(Reuters) - Only one sheriff's deputy failed to stop the gunman who killed 17 people at a Florida high school, the Broward County sheriff said on Sunday, dismissing reports that other deputies did not enter the school during the attack as unverified.
Broward County Sheriff Scott Israel also said his department acted properly in at least 16 of the 18 calls it received before the massacre, warning that Nikolas Cruz, the 19-year-old suspect, was dangerous.
Israel rejected a call for his resignation from a state legislator and defended his department on the CNN program "State of the Union" on Sunday from criticism that deputies missed warning signs about Cruz, a former student at Marjory Stoneman Douglas High School in Parkland, Florida.
Governor Rick Scott on Sunday asked the Florida Department of Law Enforcement to investigate the law enforcement response to the shooting, his office said in a statement, adding that the department would begin the probe immediately.
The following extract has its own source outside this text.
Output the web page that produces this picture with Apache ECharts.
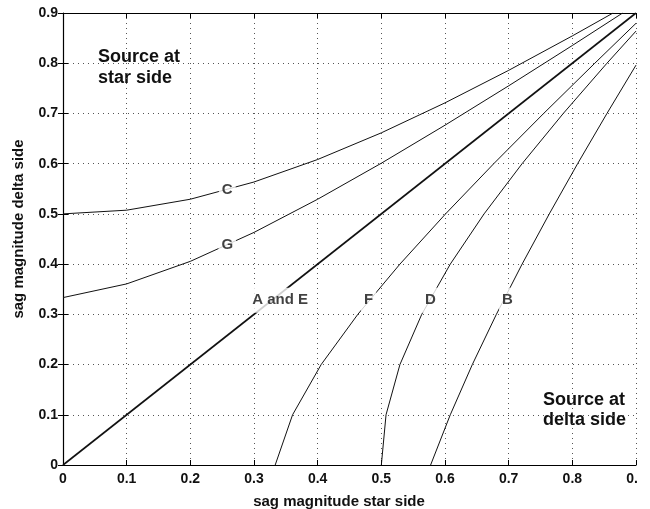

Authorities accuse Cruz of opening fire with an AR-15 semiautomatic rifle on Feb. 14, killing 14 students and three faculty members.
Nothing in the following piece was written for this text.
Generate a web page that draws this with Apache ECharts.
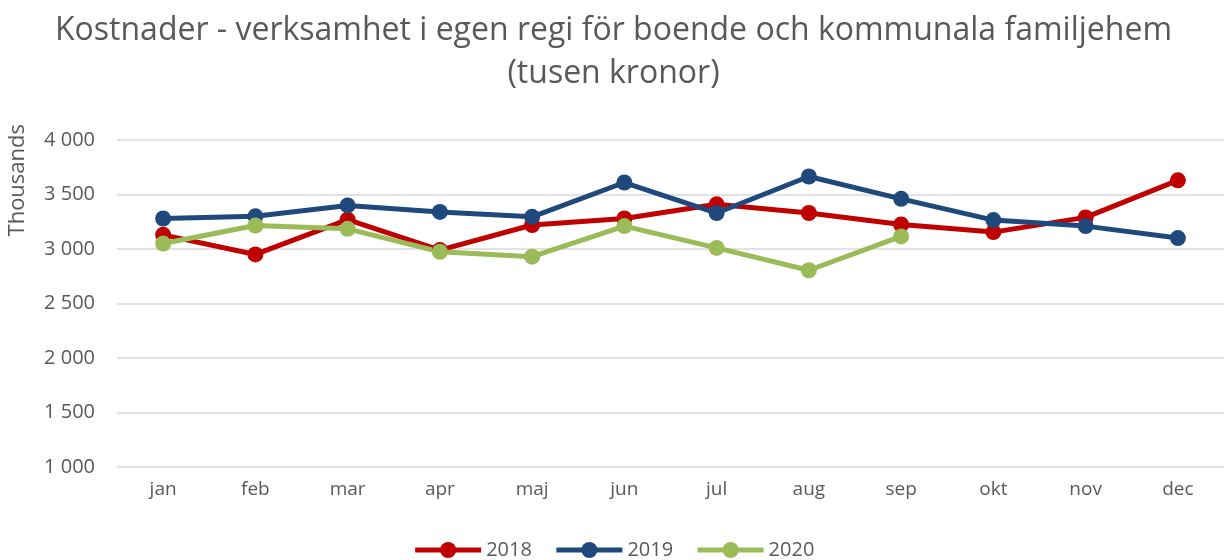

The shooting reignited an intense debate about gun safety laws, with Stoneman students emerging as national voices calling for gun control. They have challenged the National Rifle Association, a politically powerful defender of the U.S. constitutional right to bear arms.
Israel has acknowledged that an armed deputy assigned to the school, Scot Pederson, remained outside during the seven minutes that Cruz was inside the school.
Pederson resigned after he was suspended with the intent to fire him, Israel said.
News organizations, including CNN and NBC, have reported that at least three other Broward deputies also failed to enter the campus during the shooting, citing unnamed sources from the Coral Springs Police Department, which also responded.
"Our investigation to this point shows that during this horrific attack, while this killer was inside the school, there was only one law enforcement person, period, and that was former deputy Scot Pederson," Israel said.
Israel did not rule out that the investigation could find other deputies who were guilty of dereliction of duty.
The sheriff's office is also investigating whether it missed danger signs about Cruz from two phone calls warning he might be dangerous, Israel said. Proper steps were taken after 16 other calls about Cruz.
The Federal Bureau of Investigation also said it failed to follow proper protocols after it received a tip that Cruz possessed a gun, had indicated the desire to kill and could potentially commit a school shooting.
FBI officials have told families of victims they "deeply regret" their mishandling of the matter.